── THE RECORDS ──

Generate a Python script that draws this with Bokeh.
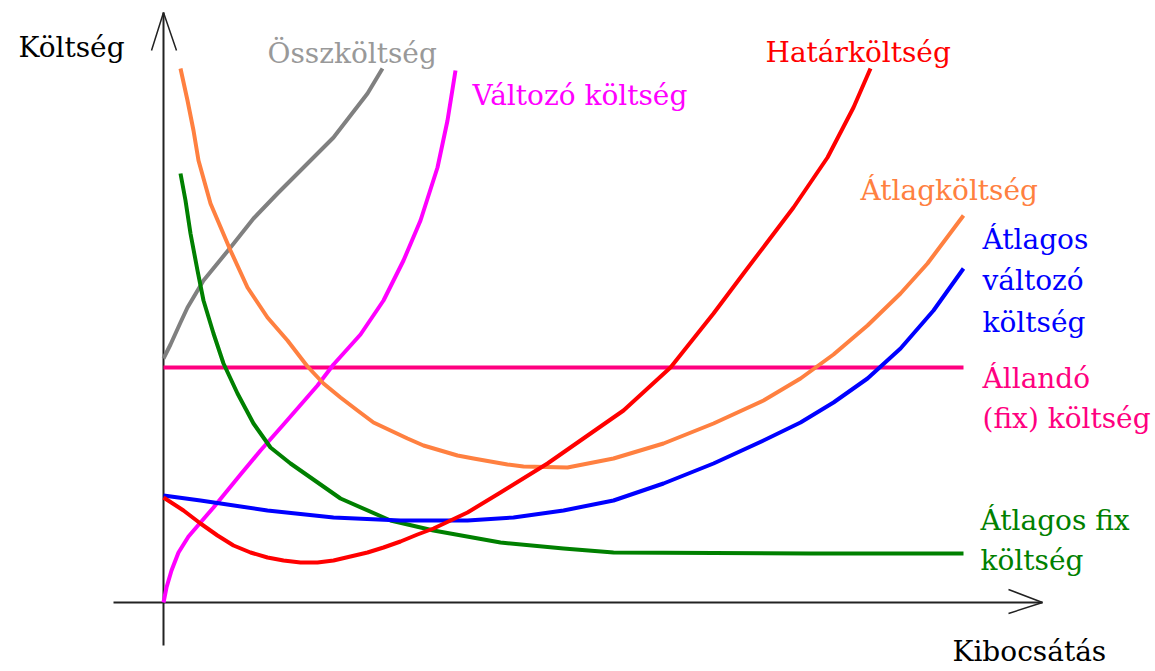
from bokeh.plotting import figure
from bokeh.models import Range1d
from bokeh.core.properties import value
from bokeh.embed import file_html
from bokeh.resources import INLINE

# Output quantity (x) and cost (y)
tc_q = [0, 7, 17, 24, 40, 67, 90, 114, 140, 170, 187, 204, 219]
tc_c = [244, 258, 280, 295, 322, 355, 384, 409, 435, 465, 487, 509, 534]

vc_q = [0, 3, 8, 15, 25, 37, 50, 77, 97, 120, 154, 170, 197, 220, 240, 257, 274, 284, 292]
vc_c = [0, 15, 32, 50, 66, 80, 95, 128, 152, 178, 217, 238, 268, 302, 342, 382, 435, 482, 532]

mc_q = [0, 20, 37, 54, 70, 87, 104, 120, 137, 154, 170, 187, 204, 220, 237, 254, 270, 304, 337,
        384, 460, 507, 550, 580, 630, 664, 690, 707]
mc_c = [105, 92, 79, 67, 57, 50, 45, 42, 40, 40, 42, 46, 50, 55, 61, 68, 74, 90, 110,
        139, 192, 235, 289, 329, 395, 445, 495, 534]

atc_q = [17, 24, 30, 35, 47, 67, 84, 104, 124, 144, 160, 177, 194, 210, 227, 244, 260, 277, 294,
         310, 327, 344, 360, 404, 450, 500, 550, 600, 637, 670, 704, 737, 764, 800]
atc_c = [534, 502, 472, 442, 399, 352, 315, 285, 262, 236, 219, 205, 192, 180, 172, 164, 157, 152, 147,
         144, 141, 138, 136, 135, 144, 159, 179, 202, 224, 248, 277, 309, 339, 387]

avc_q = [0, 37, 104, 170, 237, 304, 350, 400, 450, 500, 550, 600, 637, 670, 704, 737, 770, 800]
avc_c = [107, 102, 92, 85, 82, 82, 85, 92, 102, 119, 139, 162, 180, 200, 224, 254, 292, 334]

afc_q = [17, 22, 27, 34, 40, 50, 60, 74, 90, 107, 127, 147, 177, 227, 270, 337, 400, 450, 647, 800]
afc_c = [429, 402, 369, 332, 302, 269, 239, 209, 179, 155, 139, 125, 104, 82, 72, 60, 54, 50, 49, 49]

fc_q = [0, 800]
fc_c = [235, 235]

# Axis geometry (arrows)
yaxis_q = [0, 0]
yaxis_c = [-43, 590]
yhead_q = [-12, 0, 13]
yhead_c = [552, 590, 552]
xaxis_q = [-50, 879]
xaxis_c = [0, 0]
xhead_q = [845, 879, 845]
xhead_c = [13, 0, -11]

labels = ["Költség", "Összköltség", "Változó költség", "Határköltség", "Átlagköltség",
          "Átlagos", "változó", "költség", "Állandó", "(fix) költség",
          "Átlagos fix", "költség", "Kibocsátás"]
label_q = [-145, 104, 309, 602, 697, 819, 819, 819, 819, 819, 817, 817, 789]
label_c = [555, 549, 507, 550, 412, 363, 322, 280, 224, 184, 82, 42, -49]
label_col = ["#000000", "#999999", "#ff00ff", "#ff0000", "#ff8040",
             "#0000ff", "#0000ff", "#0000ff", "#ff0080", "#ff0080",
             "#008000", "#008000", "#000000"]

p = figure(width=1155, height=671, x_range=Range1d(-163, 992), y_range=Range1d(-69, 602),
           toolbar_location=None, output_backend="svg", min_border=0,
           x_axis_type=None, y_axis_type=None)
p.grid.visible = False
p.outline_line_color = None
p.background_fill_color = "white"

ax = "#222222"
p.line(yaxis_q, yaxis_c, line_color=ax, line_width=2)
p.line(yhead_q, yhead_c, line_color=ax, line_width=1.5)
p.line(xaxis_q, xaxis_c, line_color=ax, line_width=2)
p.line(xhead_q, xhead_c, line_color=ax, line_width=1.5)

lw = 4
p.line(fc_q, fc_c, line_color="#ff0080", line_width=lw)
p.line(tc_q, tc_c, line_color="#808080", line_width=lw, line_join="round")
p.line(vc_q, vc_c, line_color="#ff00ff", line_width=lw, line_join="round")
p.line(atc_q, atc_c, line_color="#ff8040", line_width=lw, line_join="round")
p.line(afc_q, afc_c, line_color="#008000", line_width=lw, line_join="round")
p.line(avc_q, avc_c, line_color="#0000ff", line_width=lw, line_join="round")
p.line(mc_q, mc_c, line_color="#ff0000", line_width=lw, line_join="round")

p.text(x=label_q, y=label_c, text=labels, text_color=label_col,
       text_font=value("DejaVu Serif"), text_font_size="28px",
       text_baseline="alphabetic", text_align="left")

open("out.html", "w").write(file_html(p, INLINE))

───
── THE RECORDS ──

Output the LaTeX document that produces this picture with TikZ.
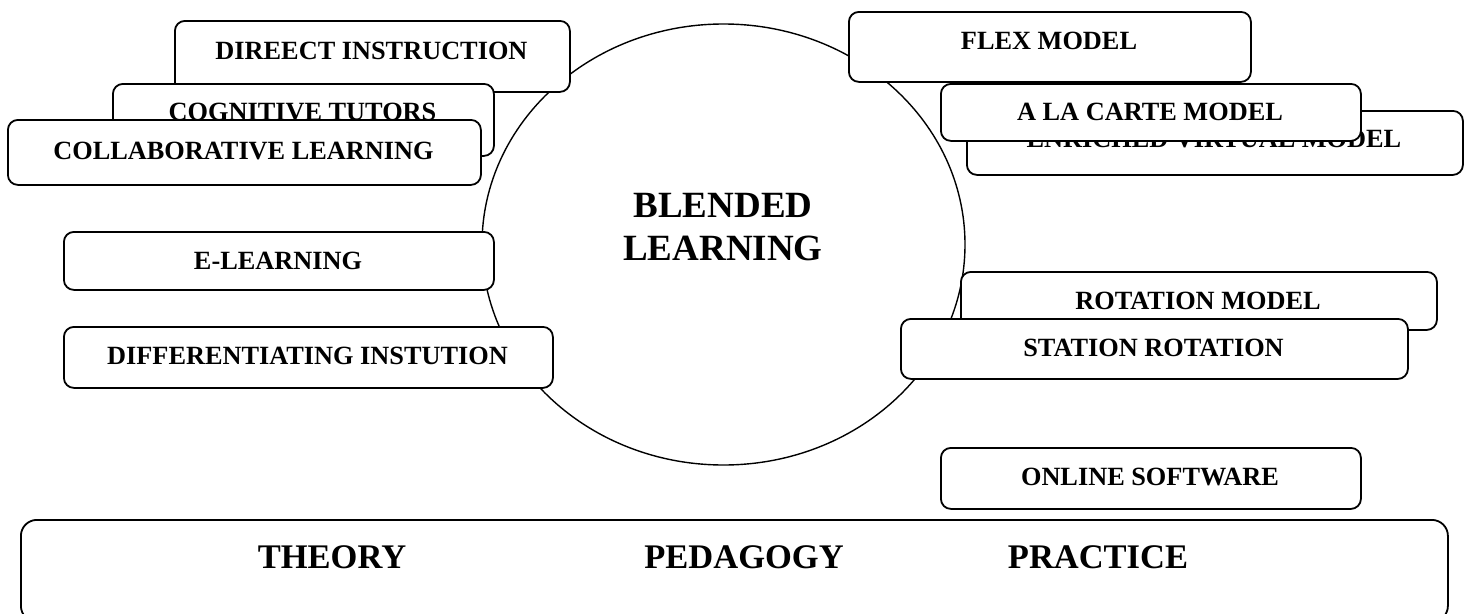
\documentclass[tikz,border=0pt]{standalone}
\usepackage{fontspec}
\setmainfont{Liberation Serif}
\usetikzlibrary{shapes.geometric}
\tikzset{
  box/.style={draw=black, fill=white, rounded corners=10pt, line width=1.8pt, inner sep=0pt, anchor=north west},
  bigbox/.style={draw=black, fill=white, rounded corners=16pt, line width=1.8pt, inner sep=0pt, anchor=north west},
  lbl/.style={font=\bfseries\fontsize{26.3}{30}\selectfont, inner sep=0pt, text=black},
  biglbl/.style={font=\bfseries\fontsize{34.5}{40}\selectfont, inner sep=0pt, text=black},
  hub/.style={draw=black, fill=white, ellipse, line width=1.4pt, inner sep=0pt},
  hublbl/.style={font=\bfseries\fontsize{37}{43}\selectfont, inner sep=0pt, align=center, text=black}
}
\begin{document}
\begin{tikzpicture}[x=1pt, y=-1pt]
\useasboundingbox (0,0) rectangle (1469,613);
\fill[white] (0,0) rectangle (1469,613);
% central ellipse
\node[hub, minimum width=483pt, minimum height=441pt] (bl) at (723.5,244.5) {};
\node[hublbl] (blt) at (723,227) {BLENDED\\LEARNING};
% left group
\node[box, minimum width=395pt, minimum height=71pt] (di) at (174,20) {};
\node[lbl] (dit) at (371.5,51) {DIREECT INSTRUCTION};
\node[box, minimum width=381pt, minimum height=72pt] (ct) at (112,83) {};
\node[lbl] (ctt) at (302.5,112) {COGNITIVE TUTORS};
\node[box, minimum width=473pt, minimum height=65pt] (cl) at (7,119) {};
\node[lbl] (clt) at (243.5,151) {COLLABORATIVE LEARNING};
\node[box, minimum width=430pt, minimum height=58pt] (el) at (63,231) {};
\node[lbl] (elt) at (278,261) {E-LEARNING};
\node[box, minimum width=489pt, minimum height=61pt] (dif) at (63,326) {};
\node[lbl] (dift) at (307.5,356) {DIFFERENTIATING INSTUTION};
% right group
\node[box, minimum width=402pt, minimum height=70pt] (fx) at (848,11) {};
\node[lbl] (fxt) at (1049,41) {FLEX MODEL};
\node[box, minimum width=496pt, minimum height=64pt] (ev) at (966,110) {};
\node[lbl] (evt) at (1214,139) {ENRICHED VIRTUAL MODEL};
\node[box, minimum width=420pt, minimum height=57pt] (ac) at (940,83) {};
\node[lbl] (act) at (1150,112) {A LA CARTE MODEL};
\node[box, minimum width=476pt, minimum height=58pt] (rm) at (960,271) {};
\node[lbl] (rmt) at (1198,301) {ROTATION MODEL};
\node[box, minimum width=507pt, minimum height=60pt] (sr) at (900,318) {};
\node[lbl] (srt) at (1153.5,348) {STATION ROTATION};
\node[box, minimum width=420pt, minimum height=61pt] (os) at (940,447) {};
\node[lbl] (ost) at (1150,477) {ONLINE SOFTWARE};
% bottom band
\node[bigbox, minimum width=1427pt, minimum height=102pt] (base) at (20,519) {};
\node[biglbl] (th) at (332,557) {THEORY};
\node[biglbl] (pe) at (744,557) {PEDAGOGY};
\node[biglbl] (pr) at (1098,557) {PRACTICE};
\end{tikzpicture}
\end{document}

───
── THE RECORDS ──

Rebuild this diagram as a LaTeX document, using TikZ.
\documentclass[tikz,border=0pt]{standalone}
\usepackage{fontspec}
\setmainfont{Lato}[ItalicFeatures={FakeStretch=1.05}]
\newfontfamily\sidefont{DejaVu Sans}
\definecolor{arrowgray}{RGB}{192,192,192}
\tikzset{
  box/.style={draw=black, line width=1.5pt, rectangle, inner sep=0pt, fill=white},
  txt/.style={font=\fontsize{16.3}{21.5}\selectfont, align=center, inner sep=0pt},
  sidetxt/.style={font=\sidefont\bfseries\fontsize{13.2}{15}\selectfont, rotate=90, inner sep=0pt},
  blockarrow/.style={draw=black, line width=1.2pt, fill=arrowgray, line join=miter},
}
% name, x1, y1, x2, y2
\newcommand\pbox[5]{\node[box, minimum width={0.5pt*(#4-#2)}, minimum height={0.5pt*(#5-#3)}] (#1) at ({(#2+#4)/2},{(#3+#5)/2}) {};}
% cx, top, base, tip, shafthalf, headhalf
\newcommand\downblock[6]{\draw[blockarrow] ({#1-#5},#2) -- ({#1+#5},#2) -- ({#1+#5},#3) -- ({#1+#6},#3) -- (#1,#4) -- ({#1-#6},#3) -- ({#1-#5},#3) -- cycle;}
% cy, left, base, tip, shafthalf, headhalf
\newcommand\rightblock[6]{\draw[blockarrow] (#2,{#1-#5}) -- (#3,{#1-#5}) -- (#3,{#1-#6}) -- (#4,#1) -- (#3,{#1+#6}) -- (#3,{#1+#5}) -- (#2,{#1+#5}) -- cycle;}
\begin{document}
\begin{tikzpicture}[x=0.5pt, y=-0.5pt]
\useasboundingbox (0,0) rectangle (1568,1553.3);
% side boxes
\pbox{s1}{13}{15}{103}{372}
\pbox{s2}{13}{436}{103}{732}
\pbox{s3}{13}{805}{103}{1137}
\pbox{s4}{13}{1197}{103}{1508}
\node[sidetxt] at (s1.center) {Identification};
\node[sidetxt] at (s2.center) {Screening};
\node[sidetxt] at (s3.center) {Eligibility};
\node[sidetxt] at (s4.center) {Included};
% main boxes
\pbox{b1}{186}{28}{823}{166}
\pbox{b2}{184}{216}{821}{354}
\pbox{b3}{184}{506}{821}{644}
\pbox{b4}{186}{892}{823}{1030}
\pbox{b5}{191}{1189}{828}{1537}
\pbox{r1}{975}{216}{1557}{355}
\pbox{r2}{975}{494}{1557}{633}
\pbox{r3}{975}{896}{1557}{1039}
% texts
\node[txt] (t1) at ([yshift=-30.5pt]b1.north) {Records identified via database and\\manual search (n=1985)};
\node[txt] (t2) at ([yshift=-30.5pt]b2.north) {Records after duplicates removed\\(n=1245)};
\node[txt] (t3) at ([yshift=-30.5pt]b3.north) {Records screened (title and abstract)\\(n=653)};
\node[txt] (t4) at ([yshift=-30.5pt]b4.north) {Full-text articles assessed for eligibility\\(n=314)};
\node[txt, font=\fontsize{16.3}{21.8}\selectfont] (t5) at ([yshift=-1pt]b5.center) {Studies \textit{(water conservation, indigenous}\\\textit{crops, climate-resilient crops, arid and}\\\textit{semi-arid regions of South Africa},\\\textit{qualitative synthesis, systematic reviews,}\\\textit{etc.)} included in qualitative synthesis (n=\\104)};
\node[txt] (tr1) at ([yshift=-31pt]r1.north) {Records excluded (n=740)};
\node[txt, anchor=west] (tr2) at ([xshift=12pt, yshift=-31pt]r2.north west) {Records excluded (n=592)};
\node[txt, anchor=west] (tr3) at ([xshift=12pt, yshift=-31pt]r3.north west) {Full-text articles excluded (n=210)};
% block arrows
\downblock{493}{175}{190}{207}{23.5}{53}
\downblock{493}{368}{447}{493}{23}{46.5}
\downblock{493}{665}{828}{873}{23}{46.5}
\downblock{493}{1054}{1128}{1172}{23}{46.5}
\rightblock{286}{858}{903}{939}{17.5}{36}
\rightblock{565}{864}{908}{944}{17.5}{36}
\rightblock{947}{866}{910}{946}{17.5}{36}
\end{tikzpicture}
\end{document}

───

## INSTRUCTIONS FOR THE TASK:
Print out, exactly and with nothing added, the lines starting at the line holding "Generate a Python" and ending at the line holding "487, 509, 534]", minus any pictures.

## ANSWER TO THE TASK:
Generate a Python script that draws this with Bokeh.
from bokeh.plotting import figure
from bokeh.models import Range1d
from bokeh.core.properties import value
from bokeh.embed import file_html
from bokeh.resources import INLINE

# Output quantity (x) and cost (y)
tc_q = [0, 7, 17, 24, 40, 67, 90, 114, 140, 170, 187, 204, 219]
tc_c = [244, 258, 280, 295, 322, 355, 384, 409, 435, 465, 487, 509, 534]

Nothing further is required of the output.